REQUIRED TASK - Begin with the first line of the material and copy each line word for word through the line that contains "ax.set_ylim(-8, 8)"; the pictures are left out.

===

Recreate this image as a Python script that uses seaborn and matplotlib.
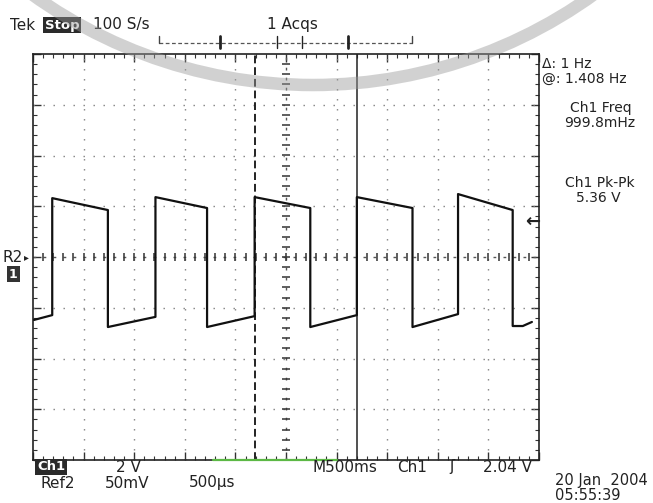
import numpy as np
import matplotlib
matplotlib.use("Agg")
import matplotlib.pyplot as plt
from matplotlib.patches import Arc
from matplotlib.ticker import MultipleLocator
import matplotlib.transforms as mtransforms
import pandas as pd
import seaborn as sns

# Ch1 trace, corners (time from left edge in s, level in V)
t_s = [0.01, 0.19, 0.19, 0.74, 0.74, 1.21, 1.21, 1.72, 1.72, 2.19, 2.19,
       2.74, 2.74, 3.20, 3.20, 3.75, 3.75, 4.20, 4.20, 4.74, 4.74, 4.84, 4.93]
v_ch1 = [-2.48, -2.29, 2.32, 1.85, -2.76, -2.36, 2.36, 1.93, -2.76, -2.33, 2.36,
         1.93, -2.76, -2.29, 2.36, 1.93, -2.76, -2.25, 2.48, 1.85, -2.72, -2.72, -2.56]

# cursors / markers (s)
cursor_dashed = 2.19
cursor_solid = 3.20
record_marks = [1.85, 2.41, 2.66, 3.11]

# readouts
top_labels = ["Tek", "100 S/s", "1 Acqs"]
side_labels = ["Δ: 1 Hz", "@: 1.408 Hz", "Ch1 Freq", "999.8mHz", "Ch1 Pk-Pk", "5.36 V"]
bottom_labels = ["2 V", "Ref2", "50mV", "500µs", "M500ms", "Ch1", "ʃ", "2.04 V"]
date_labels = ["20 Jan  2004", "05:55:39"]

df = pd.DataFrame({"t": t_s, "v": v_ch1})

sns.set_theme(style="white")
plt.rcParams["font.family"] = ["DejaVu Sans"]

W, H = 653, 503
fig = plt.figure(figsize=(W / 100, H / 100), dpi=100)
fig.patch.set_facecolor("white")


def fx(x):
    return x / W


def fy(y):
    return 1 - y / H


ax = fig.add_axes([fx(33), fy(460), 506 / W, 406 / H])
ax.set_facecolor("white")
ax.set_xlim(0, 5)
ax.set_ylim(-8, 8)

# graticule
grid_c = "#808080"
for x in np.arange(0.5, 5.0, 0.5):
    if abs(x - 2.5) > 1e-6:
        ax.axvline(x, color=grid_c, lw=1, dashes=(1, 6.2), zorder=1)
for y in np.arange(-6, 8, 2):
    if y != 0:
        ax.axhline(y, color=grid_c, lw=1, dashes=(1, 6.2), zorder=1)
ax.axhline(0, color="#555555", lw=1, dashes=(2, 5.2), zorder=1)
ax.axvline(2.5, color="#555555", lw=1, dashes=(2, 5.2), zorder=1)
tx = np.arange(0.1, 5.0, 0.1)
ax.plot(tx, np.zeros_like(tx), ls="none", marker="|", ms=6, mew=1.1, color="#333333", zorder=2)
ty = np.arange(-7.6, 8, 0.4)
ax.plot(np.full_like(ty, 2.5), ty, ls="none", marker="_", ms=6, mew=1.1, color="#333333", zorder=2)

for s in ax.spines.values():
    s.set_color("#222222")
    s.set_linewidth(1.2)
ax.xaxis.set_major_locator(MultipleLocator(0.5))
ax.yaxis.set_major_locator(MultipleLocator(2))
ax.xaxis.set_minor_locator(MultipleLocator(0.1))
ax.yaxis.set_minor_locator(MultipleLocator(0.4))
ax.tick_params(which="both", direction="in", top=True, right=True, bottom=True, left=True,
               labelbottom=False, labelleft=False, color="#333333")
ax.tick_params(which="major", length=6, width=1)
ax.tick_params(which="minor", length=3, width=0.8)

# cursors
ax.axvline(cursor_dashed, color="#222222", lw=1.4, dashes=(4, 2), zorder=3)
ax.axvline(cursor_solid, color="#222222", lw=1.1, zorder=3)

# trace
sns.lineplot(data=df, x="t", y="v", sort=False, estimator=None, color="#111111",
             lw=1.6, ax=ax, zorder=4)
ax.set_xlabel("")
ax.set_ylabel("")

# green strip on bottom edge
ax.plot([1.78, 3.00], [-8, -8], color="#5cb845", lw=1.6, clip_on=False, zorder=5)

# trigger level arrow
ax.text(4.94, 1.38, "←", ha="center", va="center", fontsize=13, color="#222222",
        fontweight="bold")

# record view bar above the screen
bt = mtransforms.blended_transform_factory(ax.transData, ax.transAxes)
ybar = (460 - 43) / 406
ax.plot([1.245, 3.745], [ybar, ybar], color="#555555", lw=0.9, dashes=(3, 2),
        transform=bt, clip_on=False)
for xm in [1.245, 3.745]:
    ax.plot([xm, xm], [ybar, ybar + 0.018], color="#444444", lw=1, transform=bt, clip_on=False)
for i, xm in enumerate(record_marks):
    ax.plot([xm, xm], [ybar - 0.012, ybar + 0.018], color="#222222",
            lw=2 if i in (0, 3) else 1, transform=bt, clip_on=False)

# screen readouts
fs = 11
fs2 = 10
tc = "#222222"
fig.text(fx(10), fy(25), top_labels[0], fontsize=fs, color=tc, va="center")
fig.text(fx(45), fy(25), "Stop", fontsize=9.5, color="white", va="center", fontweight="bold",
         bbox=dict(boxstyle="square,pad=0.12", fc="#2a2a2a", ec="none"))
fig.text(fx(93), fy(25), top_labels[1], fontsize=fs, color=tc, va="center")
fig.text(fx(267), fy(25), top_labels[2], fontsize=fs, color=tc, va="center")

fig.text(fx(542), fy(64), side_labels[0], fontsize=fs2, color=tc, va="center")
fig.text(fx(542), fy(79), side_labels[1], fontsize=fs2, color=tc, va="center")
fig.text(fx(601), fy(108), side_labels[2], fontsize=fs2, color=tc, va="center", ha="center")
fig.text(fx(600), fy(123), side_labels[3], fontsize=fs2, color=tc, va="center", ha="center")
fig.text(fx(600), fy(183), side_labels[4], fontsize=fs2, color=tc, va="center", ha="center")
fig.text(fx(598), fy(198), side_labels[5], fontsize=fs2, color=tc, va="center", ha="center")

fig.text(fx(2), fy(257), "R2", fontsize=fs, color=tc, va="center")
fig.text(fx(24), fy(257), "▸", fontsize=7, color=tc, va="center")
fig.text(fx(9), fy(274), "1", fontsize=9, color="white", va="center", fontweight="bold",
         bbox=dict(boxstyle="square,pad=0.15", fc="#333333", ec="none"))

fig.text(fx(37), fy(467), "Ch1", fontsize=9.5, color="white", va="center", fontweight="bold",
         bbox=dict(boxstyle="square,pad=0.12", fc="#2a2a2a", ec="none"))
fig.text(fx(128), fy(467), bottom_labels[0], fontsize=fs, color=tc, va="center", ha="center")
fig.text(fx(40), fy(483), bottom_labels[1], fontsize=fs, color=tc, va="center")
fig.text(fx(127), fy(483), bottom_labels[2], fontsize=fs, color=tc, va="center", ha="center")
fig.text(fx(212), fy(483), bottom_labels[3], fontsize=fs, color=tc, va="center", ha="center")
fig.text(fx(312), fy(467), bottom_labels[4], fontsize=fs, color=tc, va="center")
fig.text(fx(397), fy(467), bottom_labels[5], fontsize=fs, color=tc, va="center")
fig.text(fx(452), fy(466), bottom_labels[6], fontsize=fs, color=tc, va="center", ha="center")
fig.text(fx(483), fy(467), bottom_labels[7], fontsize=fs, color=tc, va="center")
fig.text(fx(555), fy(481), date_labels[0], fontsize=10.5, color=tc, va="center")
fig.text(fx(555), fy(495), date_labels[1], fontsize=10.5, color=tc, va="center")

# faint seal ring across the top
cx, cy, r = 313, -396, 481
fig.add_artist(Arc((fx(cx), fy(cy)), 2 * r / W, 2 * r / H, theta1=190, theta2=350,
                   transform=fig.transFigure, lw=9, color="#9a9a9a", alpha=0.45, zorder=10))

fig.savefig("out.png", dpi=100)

===

WRITTEN ANSWER -
Recreate this image as a Python script that uses seaborn and matplotlib.
import numpy as np
import matplotlib
matplotlib.use("Agg")
import matplotlib.pyplot as plt
from matplotlib.patches import Arc
from matplotlib.ticker import MultipleLocator
import matplotlib.transforms as mtransforms
import pandas as pd
import seaborn as sns

# Ch1 trace, corners (time from left edge in s, level in V)
t_s = [0.01, 0.19, 0.19, 0.74, 0.74, 1.21, 1.21, 1.72, 1.72, 2.19, 2.19,
       2.74, 2.74, 3.20, 3.20, 3.75, 3.75, 4.20, 4.20, 4.74, 4.74, 4.84, 4.93]
v_ch1 = [-2.48, -2.29, 2.32, 1.85, -2.76, -2.36, 2.36, 1.93, -2.76, -2.33, 2.36,
         1.93, -2.76, -2.29, 2.36, 1.93, -2.76, -2.25, 2.48, 1.85, -2.72, -2.72, -2.56]

# cursors / markers (s)
cursor_dashed = 2.19
cursor_solid = 3.20
record_marks = [1.85, 2.41, 2.66, 3.11]

# readouts
top_labels = ["Tek", "100 S/s", "1 Acqs"]
side_labels = ["Δ: 1 Hz", "@: 1.408 Hz", "Ch1 Freq", "999.8mHz", "Ch1 Pk-Pk", "5.36 V"]
bottom_labels = ["2 V", "Ref2", "50mV", "500µs", "M500ms", "Ch1", "ʃ", "2.04 V"]
date_labels = ["20 Jan  2004", "05:55:39"]

df = pd.DataFrame({"t": t_s, "v": v_ch1})

sns.set_theme(style="white")
plt.rcParams["font.family"] = ["DejaVu Sans"]

W, H = 653, 503
fig = plt.figure(figsize=(W / 100, H / 100), dpi=100)
fig.patch.set_facecolor("white")


def fx(x):
    return x / W


def fy(y):
    return 1 - y / H


ax = fig.add_axes([fx(33), fy(460), 506 / W, 406 / H])
ax.set_facecolor("white")
ax.set_xlim(0, 5)
ax.set_ylim(-8, 8)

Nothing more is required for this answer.